Omit every picture and return the rest of the data unaltered.

[Start]

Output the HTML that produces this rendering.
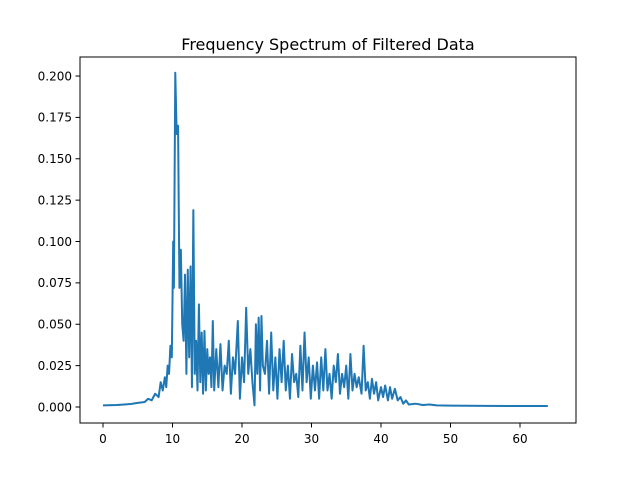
<!DOCTYPE html>
<html><head><meta charset="utf-8"><style>
body{margin:0;background:#fff;}
svg text{font-family:"DejaVu Sans","Liberation Sans",sans-serif;fill:#000;}
</style></head><body>
<svg id="chart" width="640" height="476" xmlns="http://www.w3.org/2000/svg">
<rect width="640" height="476" fill="#fff"/>
<text x="328" y="50" font-size="16" text-anchor="middle">Frequency Spectrum of Filtered Data</text>
<g id="xt"></g><g id="yt"></g>
<polyline id="line" fill="none" stroke="#1f77b4" stroke-width="2" stroke-linejoin="round"/>
<rect x="80" y="57" width="496" height="366" fill="none" stroke="#000" stroke-width="1"/>
</svg>
<script>
const freqs=[0,2,4,5,6,6.5,7,7.5,8,8.3,8.6,8.9,9.1,9.3,9.5,9.7,9.9,10.1,10.2,10.4,10.6,10.8,11.0,11.2,11.4,11.6,11.8,12.0,12.2,12.4,12.6,12.8,13.0,13.2,13.4,13.6,13.8,14.0,14.2,14.4,14.6,14.8,15.0,15.2,15.4,15.6,15.8,16.0,16.3,16.6,16.9,17.2,17.5,17.8,18.1,18.4,18.7,19.0,19.4,19.7,20.0,20.3,20.6,20.9,21.2,21.5,21.8,22.0,22.2,22.4,22.6,22.8,23.0,23.3,23.6,23.9,24.2,24.5,24.8,25.1,25.4,25.7,26.0,26.3,26.6,26.9,27.2,27.5,27.8,28.1,28.4,28.7,29.0,29.3,29.6,29.9,30.2,30.5,30.8,31.1,31.4,31.7,32.0,32.3,32.6,32.9,33.2,33.5,33.8,34.1,34.4,34.7,35.0,35.3,35.6,35.9,36.2,36.5,36.8,37.2,37.5,37.8,38.1,38.4,38.7,39.0,39.3,39.6,40.0,40.3,40.6,41.0,41.3,41.6,42.0,42.4,42.8,43.2,43.6,44,45,46,47,48,50,55,60,64];
const amps=[0.001,0.0012,0.0018,0.0025,0.003,0.005,0.004,0.008,0.006,0.015,0.01,0.018,0.012,0.025,0.02,0.037,0.03,0.1,0.072,0.202,0.165,0.17,0.072,0.095,0.05,0.04,0.08,0.02,0.083,0.03,0.085,0.012,0.119,0.02,0.04,0.01,0.062,0.015,0.045,0.008,0.046,0.01,0.035,0.02,0.03,0.012,0.052,0.01,0.035,0.012,0.038,0.01,0.025,0.02,0.04,0.008,0.03,0.02,0.052,0.005,0.03,0.015,0.06,0.02,0.035,0.015,0.001,0.05,0.02,0.054,0.01,0.055,0.025,0.02,0.04,0.008,0.045,0.01,0.03,0.005,0.035,0.015,0.04,0.01,0.025,0.005,0.032,0.015,0.02,0.006,0.037,0.01,0.045,0.015,0.03,0.005,0.025,0.01,0.027,0.005,0.03,0.01,0.035,0.01,0.02,0.005,0.025,0.015,0.032,0.008,0.02,0.012,0.025,0.005,0.032,0.01,0.02,0.012,0.018,0.008,0.037,0.01,0.015,0.005,0.017,0.008,0.015,0.004,0.012,0.006,0.013,0.004,0.012,0.005,0.011,0.004,0.006,0.002,0.004,0.0015,0.002,0.0012,0.0015,0.001,0.0008,0.0007,0.0006,0.0006];
const xTicks=[0,10,20,30,40,50,60];
const yTicks=[0,0.025,0.05,0.075,0.1,0.125,0.15,0.175,0.2];
const L=80,R=576,T=57,B=423;
const xmin=-3.31,xmax=68.06,ymin=-0.00967,ymax=0.2115;
const sx=v=>L+(v-xmin)/(xmax-xmin)*(R-L);
const sy=v=>B-(v-ymin)/(ymax-ymin)*(B-T);
const NS="http://www.w3.org/2000/svg";
const line=document.getElementById('line');
line.setAttribute('points',freqs.map((f,i)=>sx(f).toFixed(2)+','+sy(amps[i]).toFixed(2)).join(' '));
const xt=document.getElementById('xt'),yt=document.getElementById('yt');
xTicks.forEach(v=>{
 const l=document.createElementNS(NS,'line');
 
 
 l.setAttribute('x1',sx(v));l.setAttribute('x2',sx(v));l.setAttribute('y1',B);l.setAttribute('y2',B+4.5);l.setAttribute('stroke','#000');l.setAttribute('stroke-width','1');
 xt.appendChild(l);
 const t=document.createElementNS(NS,'text');
 
 
 t.setAttribute('x',sx(v));t.setAttribute('y',B+20);t.setAttribute('font-size','12');t.setAttribute('text-anchor','middle');
 t.textContent=v;xt.appendChild(t);
});
yTicks.forEach(v=>{
 const l=document.createElementNS(NS,'line');
 
 
 l.setAttribute('x1',L-4.5);l.setAttribute('x2',L);l.setAttribute('y1',sy(v));l.setAttribute('y2',sy(v));l.setAttribute('stroke','#000');l.setAttribute('stroke-width','1');
 yt.appendChild(l);
 const t=document.createElementNS(NS,'text');
 
 
 t.setAttribute('x',L-8);t.setAttribute('y',sy(v)+4.3);t.setAttribute('font-size','12');t.setAttribute('text-anchor','end');
 t.textContent=v.toFixed(3);yt.appendChild(t);
});
</script>
</body></html>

[End]

* _Exercise output_
Output the HTML that produces this rendering.
<!DOCTYPE html>
<html><head><meta charset="utf-8"><style>
body{margin:0;background:#fff;}
svg text{font-family:"DejaVu Sans","Liberation Sans",sans-serif;fill:#000;}
</style></head><body>
<svg id="chart" width="640" height="476" xmlns="http://www.w3.org/2000/svg">
<rect width="640" height="476" fill="#fff"/>
<text x="328" y="50" font-size="16" text-anchor="middle">Frequency Spectrum of Filtered Data</text>
<g id="xt"></g><g id="yt"></g>
<polyline id="line" fill="none" stroke="#1f77b4" stroke-width="2" stroke-linejoin="round"/>
<rect x="80" y="57" width="496" height="366" fill="none" stroke="#000" stroke-width="1"/>
</svg>
<script>
const freqs=[0,2,4,5,6,6.5,7,7.5,8,8.3,8.6,8.9,9.1,9.3,9.5,9.7,9.9,10.1,10.2,10.4,10.6,10.8,11.0,11.2,11.4,11.6,11.8,12.0,12.2,12.4,12.6,12.8,13.0,13.2,13.4,13.6,13.8,14.0,14.2,14.4,14.6,14.8,15.0,15.2,15.4,15.6,15.8,16.0,16.3,16.6,16.9,17.2,17.5,17.8,18.1,18.4,18.7,19.0,19.4,19.7,20.0,20.3,20.6,20.9,21.2,21.5,21.8,22.0,22.2,22.4,22.6,22.8,23.0,23.3,23.6,23.9,24.2,24.5,24.8,25.1,25.4,25.7,26.0,26.3,26.6,26.9,27.2,27.5,27.8,28.1,28.4,28.7,29.0,29.3,29.6,29.9,30.2,30.5,30.8,31.1,31.4,31.7,32.0,32.3,32.6,32.9,33.2,33.5,33.8,34.1,34.4,34.7,35.0,35.3,35.6,35.9,36.2,36.5,36.8,37.2,37.5,37.8,38.1,38.4,38.7,39.0,39.3,39.6,40.0,40.3,40.6,41.0,41.3,41.6,42.0,42.4,42.8,43.2,43.6,44,45,46,47,48,50,55,60,64];
const amps=[0.001,0.0012,0.0018,0.0025,0.003,0.005,0.004,0.008,0.006,0.015,0.01,0.018,0.012,0.025,0.02,0.037,0.03,0.1,0.072,0.202,0.165,0.17,0.072,0.095,0.05,0.04,0.08,0.02,0.083,0.03,0.085,0.012,0.119,0.02,0.04,0.01,0.062,0.015,0.045,0.008,0.046,0.01,0.035,0.02,0.03,0.012,0.052,0.01,0.035,0.012,0.038,0.01,0.025,0.02,0.04,0.008,0.03,0.02,0.052,0.005,0.03,0.015,0.06,0.02,0.035,0.015,0.001,0.05,0.02,0.054,0.01,0.055,0.025,0.02,0.04,0.008,0.045,0.01,0.03,0.005,0.035,0.015,0.04,0.01,0.025,0.005,0.032,0.015,0.02,0.006,0.037,0.01,0.045,0.015,0.03,0.005,0.025,0.01,0.027,0.005,0.03,0.01,0.035,0.01,0.02,0.005,0.025,0.015,0.032,0.008,0.02,0.012,0.025,0.005,0.032,0.01,0.02,0.012,0.018,0.008,0.037,0.01,0.015,0.005,0.017,0.008,0.015,0.004,0.012,0.006,0.013,0.004,0.012,0.005,0.011,0.004,0.006,0.002,0.004,0.0015,0.002,0.0012,0.0015,0.001,0.0008,0.0007,0.0006,0.0006];
const xTicks=[0,10,20,30,40,50,60];
const yTicks=[0,0.025,0.05,0.075,0.1,0.125,0.15,0.175,0.2];
const L=80,R=576,T=57,B=423;
const xmin=-3.31,xmax=68.06,ymin=-0.00967,ymax=0.2115;
const sx=v=>L+(v-xmin)/(xmax-xmin)*(R-L);
const sy=v=>B-(v-ymin)/(ymax-ymin)*(B-T);
const NS="http://www.w3.org/2000/svg";
const line=document.getElementById('line');
line.setAttribute('points',freqs.map((f,i)=>sx(f).toFixed(2)+','+sy(amps[i]).toFixed(2)).join(' '));
const xt=document.getElementById('xt'),yt=document.getElementById('yt');
xTicks.forEach(v=>{
 const l=document.createElementNS(NS,'line');
 
 
 l.setAttribute('x1',sx(v));l.setAttribute('x2',sx(v));l.setAttribute('y1',B);l.setAttribute('y2',B+4.5);l.setAttribute('stroke','#000');l.setAttribute('stroke-width','1');
 xt.appendChild(l);
 const t=document.createElementNS(NS,'text');
 
 
 t.setAttribute('x',sx(v));t.setAttribute('y',B+20);t.setAttribute('font-size','12');t.setAttribute('text-anchor','middle');
 t.textContent=v;xt.appendChild(t);
});
yTicks.forEach(v=>{
 const l=document.createElementNS(NS,'line');
 
 
 l.setAttribute('x1',L-4.5);l.setAttribute('x2',L);l.setAttribute('y1',sy(v));l.setAttribute('y2',sy(v));l.setAttribute('stroke','#000');l.setAttribute('stroke-width','1');
 yt.appendChild(l);
 const t=document.createElementNS(NS,'text');
 
 
 t.setAttribute('x',L-8);t.setAttribute('y',sy(v)+4.3);t.setAttribute('font-size','12');t.setAttribute('text-anchor','end');
 t.textContent=v.toFixed(3);yt.appendChild(t);
});
</script>
</body></html>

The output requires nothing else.